RATING ASSUMPTIONS (as reported by Fitch)
- Ukraine’s general government deficit will drop to 2.1% of GDP in 2019 and average 2.3% in 2020-2021.
- Average inflation will decline to 8.5% in 2019 and to 5.7% in 2021.
- There will be continued engagement with the IMF.
RATING SENSITIVITIES
The main factors that could, individually or collectively, lead to an upgrade:
- Increased foreign currency reserves and external financing flexibility.
- Improvement of structural indicators, such as governance standards.
- Higher growth prospects while preserving improved macroeconomic stability.
- Further declines in government indebtedness and improvements in the debt structure.

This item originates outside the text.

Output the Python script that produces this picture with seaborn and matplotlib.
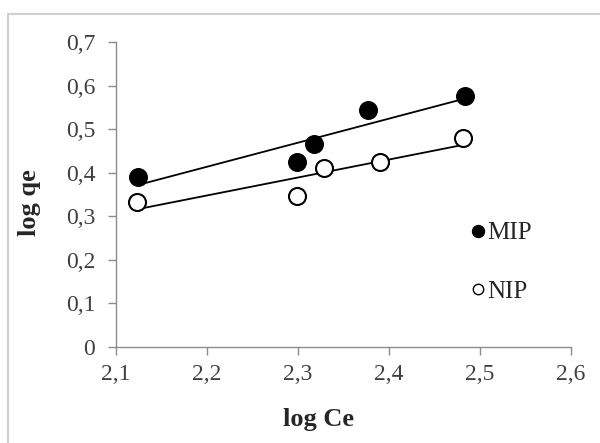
import numpy as np
import pandas as pd
import seaborn as sns
import matplotlib.pyplot as plt
from matplotlib.lines import Line2D
from matplotlib.patches import Rectangle
from matplotlib.ticker import FuncFormatter

# values
mip_log_ce = [2.124, 2.299, 2.318, 2.377, 2.483]
mip_log_qe = [0.391, 0.425, 0.465, 0.544, 0.576]
nip_log_ce = [2.123, 2.299, 2.329, 2.390, 2.481]
nip_log_qe = [0.333, 0.347, 0.412, 0.425, 0.479]

x_ticks = [2.1, 2.2, 2.3, 2.4, 2.5, 2.6]
y_ticks = [0, 0.1, 0.2, 0.3, 0.4, 0.5, 0.6, 0.7]

mip = pd.DataFrame({"logCe": mip_log_ce, "logqe": mip_log_qe})
nip = pd.DataFrame({"logCe": nip_log_ce, "logqe": nip_log_qe})

sns.set_style("white")
plt.rcParams["font.family"] = ["Liberation Serif", "DejaVu Serif"]

fig = plt.figure(figsize=(6, 4.43), dpi=100)
ax = fig.add_axes([0.1933, 0.2167, 0.7584, 0.6883])

# outer chart frame (right/bottom edges fall outside the image)
fig.patches.append(
    Rectangle((8 / 600, -0.1), 1.2, 1 - 14 / 443 + 0.1, transform=fig.transFigure,
              fill=False, edgecolor="#d0d0d0", linewidth=1.5, zorder=0)
)

sns.regplot(data=mip, x="logCe", y="logqe", ax=ax, ci=None,
            scatter_kws={"s": 160, "color": "black", "alpha": 1, "linewidths": 1, "zorder": 3},
            line_kws={"color": "black", "linewidth": 1.3})
sns.regplot(data=nip, x="logCe", y="logqe", ax=ax, ci=None,
            scatter_kws={"s": 150, "facecolor": "white", "edgecolor": "black", "alpha": 1,
                         "linewidths": 1.5, "zorder": 3},
            line_kws={"color": "black", "linewidth": 1.3})

ax.set_xlim(2.1, 2.6)
ax.set_ylim(0, 0.7)
ax.set_xticks(x_ticks)
ax.set_yticks(y_ticks)
comma = FuncFormatter(lambda v, p: ("%g" % round(v, 2)).replace(".", ","))
ax.xaxis.set_major_formatter(comma)
ax.yaxis.set_major_formatter(comma)

for side in ["top", "right"]:
    ax.spines[side].set_visible(False)
for side in ["left", "bottom"]:
    ax.spines[side].set_color("#8c8c8c")
    ax.spines[side].set_linewidth(1)
ax.tick_params(axis="both", direction="out", length=6, width=1, color="#8c8c8c",
               labelsize=17, labelcolor="#404040")
ax.tick_params(axis="x", bottom=True, pad=6)
ax.tick_params(axis="y", left=True, pad=9)

ax.set_xlabel("log Ce", fontsize=19, fontweight="bold")
ax.set_ylabel("log qe", fontsize=19, fontweight="bold")
ax.xaxis.set_label_coords(0.445, -0.2)
ax.yaxis.set_label_coords(-0.165, 0.475)

handles = [
    Line2D([], [], marker="o", linestyle="", markersize=8.6, color="black", label="MIP"),
    Line2D([], [], marker="o", linestyle="", markersize=7.5, markerfacecolor="white",
           markeredgecolor="black", markeredgewidth=1.0, label="NIP"),
]
ax.legend(handles=handles, loc="center left", bbox_to_anchor=(0.782, 0.277),
          frameon=False, fontsize=18, handlelength=0.5, handletextpad=0.1,
          labelspacing=1.45, borderpad=0, borderaxespad=0)

fig.savefig("out.png", dpi=100)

The main factors that could, individually or collectively, lead to the Outlook being revised to back down to Stable from Positive are:
- Re-emergence of external financing pressures or increased macroeconomic instability, for example stemming from failure to agree on an IMF program or delays to disbursements from it.
- External or political/geopolitical shocks that weaken the macroeconomic performance and Ukraine’s fiscal and external position.
- Failure to improve standards of governance, raise economic growth prospects or reduce the public debt/GDP ratio.

Commentary
Ukraine’s ratings upgrade follows strong 2Q economic growth of 4.6% and comes as no surprise after the country’s Eurobonds rallied sharply over the past two months. Ukraine’s state and state guaranteed debt amounted to USD 82.4bn as of Jul 31. The Finance Ministry estimated that UAH 83bn (USD 3.3bn) would be spent on debt servicing and repayment by the year end, with the lion’s share of this figure in UAH-denominated redemptions; UAH debt can be smoothly refinanced by placement of new domestic bonds. Meanwhile, for the 2020-2022 period, total debt payments are estimated at UAH 898bn (USD 36bn at the current UAH/USD rate). Payments on foreign debt are scheduled at around USD 20bn in the next three years, which means that Kyiv will definitely need to access to international markets for refinancing and also will need support from Western donors, especially the IMF.